TASK TO COMPLETE: Line by line, repeat the data below exactly, beginning at the first line and ending at the line with "from bokeh.core.properties import value". Omit pictures.

PROVIDED DATA:
◆ ◆ ◆

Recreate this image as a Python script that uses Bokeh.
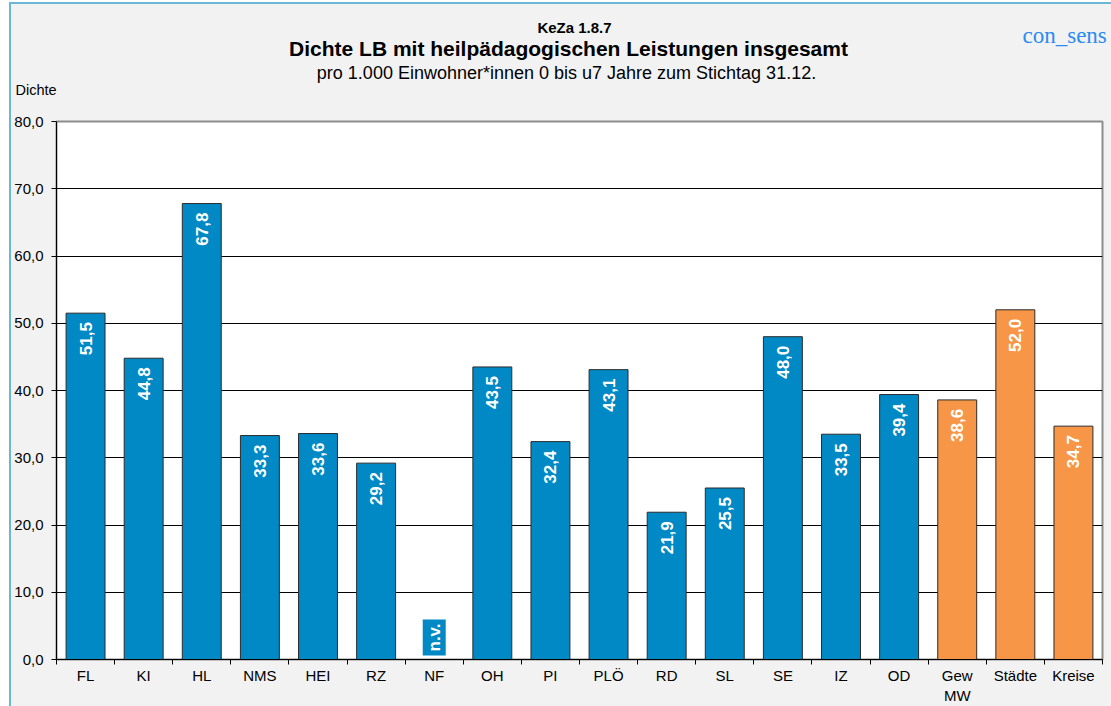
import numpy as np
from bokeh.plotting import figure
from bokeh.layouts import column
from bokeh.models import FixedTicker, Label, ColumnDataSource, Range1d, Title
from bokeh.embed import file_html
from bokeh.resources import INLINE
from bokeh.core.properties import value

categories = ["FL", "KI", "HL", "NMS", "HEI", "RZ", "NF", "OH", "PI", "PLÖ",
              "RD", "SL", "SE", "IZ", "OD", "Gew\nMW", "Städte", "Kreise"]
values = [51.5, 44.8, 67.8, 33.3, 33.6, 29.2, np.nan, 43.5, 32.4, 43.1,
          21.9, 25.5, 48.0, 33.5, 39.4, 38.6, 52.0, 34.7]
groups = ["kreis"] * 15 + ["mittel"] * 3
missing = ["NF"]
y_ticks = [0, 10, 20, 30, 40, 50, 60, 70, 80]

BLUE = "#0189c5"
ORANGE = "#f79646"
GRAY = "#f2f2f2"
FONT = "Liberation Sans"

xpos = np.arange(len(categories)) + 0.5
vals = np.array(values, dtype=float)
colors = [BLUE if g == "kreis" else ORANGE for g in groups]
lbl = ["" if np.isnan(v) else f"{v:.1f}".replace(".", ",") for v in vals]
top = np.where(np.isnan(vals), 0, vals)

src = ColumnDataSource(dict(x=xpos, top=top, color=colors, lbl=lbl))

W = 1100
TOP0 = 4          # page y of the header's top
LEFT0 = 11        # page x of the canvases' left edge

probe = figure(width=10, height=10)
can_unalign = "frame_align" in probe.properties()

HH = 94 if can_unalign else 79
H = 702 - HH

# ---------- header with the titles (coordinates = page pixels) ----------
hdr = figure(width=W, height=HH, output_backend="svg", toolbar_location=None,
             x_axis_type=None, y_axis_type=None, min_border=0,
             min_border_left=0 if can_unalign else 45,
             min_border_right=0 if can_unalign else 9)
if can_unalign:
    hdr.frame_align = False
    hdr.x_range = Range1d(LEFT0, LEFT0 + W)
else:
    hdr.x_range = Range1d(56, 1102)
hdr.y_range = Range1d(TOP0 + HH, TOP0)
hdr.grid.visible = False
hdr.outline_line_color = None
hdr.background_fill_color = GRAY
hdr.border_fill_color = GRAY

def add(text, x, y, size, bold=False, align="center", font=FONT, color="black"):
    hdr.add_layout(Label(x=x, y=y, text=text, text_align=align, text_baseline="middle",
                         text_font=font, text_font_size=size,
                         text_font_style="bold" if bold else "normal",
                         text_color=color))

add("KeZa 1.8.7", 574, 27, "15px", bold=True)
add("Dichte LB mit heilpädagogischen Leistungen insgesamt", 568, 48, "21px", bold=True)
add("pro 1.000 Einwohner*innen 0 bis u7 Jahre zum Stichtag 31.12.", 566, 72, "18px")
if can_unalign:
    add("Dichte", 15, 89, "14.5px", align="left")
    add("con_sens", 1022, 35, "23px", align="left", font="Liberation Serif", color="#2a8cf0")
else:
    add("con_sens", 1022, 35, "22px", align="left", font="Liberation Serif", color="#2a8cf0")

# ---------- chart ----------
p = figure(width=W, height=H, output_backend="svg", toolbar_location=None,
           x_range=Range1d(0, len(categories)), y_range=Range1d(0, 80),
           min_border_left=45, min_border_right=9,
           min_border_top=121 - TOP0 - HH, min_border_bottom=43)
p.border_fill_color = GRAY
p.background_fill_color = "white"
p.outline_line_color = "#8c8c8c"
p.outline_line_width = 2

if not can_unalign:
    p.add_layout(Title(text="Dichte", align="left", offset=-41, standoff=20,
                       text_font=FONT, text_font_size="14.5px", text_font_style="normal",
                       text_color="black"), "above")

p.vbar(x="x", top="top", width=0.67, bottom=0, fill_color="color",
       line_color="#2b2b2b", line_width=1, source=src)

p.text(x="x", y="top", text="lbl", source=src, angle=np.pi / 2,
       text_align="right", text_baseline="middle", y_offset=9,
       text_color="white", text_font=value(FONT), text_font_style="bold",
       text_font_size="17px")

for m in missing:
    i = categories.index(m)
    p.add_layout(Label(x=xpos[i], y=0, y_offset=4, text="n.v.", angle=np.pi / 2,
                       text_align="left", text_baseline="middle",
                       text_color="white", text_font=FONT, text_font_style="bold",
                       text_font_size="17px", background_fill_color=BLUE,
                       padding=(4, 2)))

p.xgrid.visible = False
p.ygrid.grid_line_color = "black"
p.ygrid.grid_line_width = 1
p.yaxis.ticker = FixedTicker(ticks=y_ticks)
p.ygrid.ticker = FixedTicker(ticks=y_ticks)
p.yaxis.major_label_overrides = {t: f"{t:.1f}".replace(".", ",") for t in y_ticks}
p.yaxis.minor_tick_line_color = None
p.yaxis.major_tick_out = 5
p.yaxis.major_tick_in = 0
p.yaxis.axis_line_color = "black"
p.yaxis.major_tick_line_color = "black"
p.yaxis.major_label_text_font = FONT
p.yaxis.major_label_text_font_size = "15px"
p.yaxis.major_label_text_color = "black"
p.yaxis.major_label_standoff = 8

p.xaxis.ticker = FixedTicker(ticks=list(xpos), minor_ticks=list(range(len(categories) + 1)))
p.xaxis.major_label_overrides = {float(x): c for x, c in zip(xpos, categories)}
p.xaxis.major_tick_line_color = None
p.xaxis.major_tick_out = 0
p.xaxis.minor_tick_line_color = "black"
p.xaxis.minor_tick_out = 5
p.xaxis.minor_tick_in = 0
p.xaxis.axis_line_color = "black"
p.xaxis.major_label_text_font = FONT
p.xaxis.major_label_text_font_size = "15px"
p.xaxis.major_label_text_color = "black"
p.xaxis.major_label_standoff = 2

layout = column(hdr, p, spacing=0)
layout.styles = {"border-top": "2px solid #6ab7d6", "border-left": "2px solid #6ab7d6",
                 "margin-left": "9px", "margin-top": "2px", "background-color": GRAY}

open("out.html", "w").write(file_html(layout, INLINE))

◆ ◆ ◆

RESULT OF THIS EXERCISE:
Recreate this image as a Python script that uses Bokeh.
import numpy as np
from bokeh.plotting import figure
from bokeh.layouts import column
from bokeh.models import FixedTicker, Label, ColumnDataSource, Range1d, Title
from bokeh.embed import file_html
from bokeh.resources import INLINE
from bokeh.core.properties import value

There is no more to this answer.